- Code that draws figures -
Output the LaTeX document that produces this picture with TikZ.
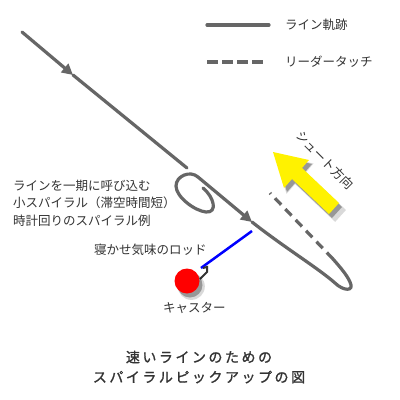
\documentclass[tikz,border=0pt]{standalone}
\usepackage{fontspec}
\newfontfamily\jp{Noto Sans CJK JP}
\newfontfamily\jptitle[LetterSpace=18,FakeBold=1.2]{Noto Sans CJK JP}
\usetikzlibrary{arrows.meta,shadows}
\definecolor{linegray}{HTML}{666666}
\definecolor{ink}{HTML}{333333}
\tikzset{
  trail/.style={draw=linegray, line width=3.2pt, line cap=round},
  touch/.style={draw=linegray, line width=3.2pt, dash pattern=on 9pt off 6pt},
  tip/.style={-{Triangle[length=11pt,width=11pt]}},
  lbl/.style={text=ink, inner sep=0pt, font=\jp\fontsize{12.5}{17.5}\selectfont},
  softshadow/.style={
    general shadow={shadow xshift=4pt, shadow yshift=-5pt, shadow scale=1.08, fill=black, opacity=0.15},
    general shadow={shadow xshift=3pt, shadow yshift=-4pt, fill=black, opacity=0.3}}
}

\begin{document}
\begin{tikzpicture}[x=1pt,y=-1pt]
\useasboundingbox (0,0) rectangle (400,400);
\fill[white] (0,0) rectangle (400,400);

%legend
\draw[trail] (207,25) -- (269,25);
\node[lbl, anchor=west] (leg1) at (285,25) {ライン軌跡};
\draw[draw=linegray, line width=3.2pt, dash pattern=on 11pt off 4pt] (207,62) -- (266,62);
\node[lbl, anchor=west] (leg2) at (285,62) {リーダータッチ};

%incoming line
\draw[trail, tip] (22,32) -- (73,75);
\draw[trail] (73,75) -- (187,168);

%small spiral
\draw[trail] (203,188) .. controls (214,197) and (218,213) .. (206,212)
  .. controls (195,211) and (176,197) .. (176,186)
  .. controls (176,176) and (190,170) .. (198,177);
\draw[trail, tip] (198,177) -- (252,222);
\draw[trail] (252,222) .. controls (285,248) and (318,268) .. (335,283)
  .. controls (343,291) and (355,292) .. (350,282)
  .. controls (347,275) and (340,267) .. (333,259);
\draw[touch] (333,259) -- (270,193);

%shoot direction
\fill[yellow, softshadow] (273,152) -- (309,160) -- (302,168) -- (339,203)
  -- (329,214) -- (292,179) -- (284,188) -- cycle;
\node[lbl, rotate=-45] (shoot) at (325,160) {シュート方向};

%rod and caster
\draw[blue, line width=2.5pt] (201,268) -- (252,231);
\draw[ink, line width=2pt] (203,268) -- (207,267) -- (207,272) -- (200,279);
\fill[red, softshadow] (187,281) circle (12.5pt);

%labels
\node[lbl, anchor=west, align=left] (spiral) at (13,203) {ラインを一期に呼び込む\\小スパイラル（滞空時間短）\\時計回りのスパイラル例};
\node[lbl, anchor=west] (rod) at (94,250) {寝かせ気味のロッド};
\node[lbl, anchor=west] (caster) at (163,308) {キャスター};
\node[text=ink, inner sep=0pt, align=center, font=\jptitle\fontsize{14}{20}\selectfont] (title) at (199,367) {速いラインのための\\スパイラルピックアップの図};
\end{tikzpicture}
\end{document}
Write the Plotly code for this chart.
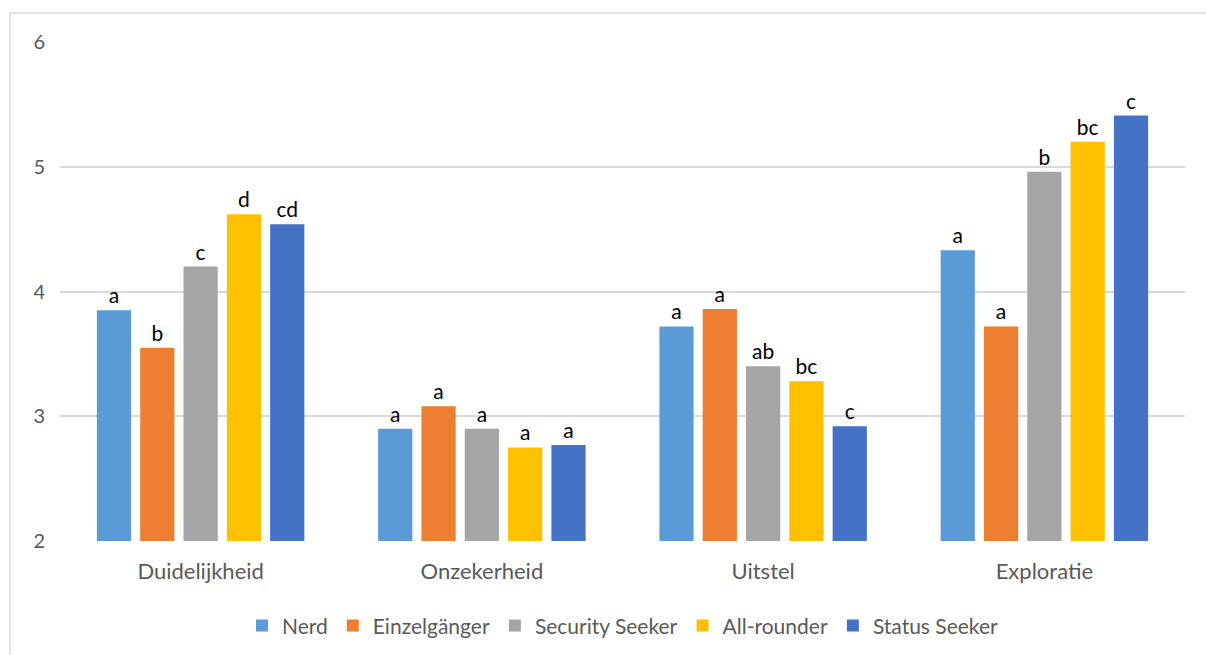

- REQUIREMENTS -
Write out the listing above exactly as it stands, pictures excluded.

- EXERCISE OUTPUT -
Output the LaTeX document that produces this picture with TikZ.
\documentclass[tikz,border=0pt]{standalone}
\usepackage{fontspec}
\newfontfamily\jp{Noto Sans CJK JP}
\newfontfamily\jptitle[LetterSpace=18,FakeBold=1.2]{Noto Sans CJK JP}
\usetikzlibrary{arrows.meta,shadows}
\definecolor{linegray}{HTML}{666666}
\definecolor{ink}{HTML}{333333}
\tikzset{
  trail/.style={draw=linegray, line width=3.2pt, line cap=round},
  touch/.style={draw=linegray, line width=3.2pt, dash pattern=on 9pt off 6pt},
  tip/.style={-{Triangle[length=11pt,width=11pt]}},
  lbl/.style={text=ink, inner sep=0pt, font=\jp\fontsize{12.5}{17.5}\selectfont},
  softshadow/.style={
    general shadow={shadow xshift=4pt, shadow yshift=-5pt, shadow scale=1.08, fill=black, opacity=0.15},
    general shadow={shadow xshift=3pt, shadow yshift=-4pt, fill=black, opacity=0.3}}
}

\begin{document}
\begin{tikzpicture}[x=1pt,y=-1pt]
\useasboundingbox (0,0) rectangle (400,400);
\fill[white] (0,0) rectangle (400,400);

%legend
\draw[trail] (207,25) -- (269,25);
\node[lbl, anchor=west] (leg1) at (285,25) {ライン軌跡};
\draw[draw=linegray, line width=3.2pt, dash pattern=on 11pt off 4pt] (207,62) -- (266,62);
\node[lbl, anchor=west] (leg2) at (285,62) {リーダータッチ};

%incoming line
\draw[trail, tip] (22,32) -- (73,75);
\draw[trail] (73,75) -- (187,168);

%small spiral
\draw[trail] (203,188) .. controls (214,197) and (218,213) .. (206,212)
  .. controls (195,211) and (176,197) .. (176,186)
  .. controls (176,176) and (190,170) .. (198,177);
\draw[trail, tip] (198,177) -- (252,222);
\draw[trail] (252,222) .. controls (285,248) and (318,268) .. (335,283)
  .. controls (343,291) and (355,292) .. (350,282)
  .. controls (347,275) and (340,267) .. (333,259);
\draw[touch] (333,259) -- (270,193);

%shoot direction
\fill[yellow, softshadow] (273,152) -- (309,160) -- (302,168) -- (339,203)
  -- (329,214) -- (292,179) -- (284,188) -- cycle;
\node[lbl, rotate=-45] (shoot) at (325,160) {シュート方向};

%rod and caster
\draw[blue, line width=2.5pt] (201,268) -- (252,231);
\draw[ink, line width=2pt] (203,268) -- (207,267) -- (207,272) -- (200,279);
\fill[red, softshadow] (187,281) circle (12.5pt);

%labels
\node[lbl, anchor=west, align=left] (spiral) at (13,203) {ラインを一期に呼び込む\\小スパイラル（滞空時間短）\\時計回りのスパイラル例};
\node[lbl, anchor=west] (rod) at (94,250) {寝かせ気味のロッド};
\node[lbl, anchor=west] (caster) at (163,308) {キャスター};
\node[text=ink, inner sep=0pt, align=center, font=\jptitle\fontsize{14}{20}\selectfont] (title) at (199,367) {速いラインのための\\スパイラルピックアップの図};
\end{tikzpicture}
\end{document}
Write the Plotly code for this chart.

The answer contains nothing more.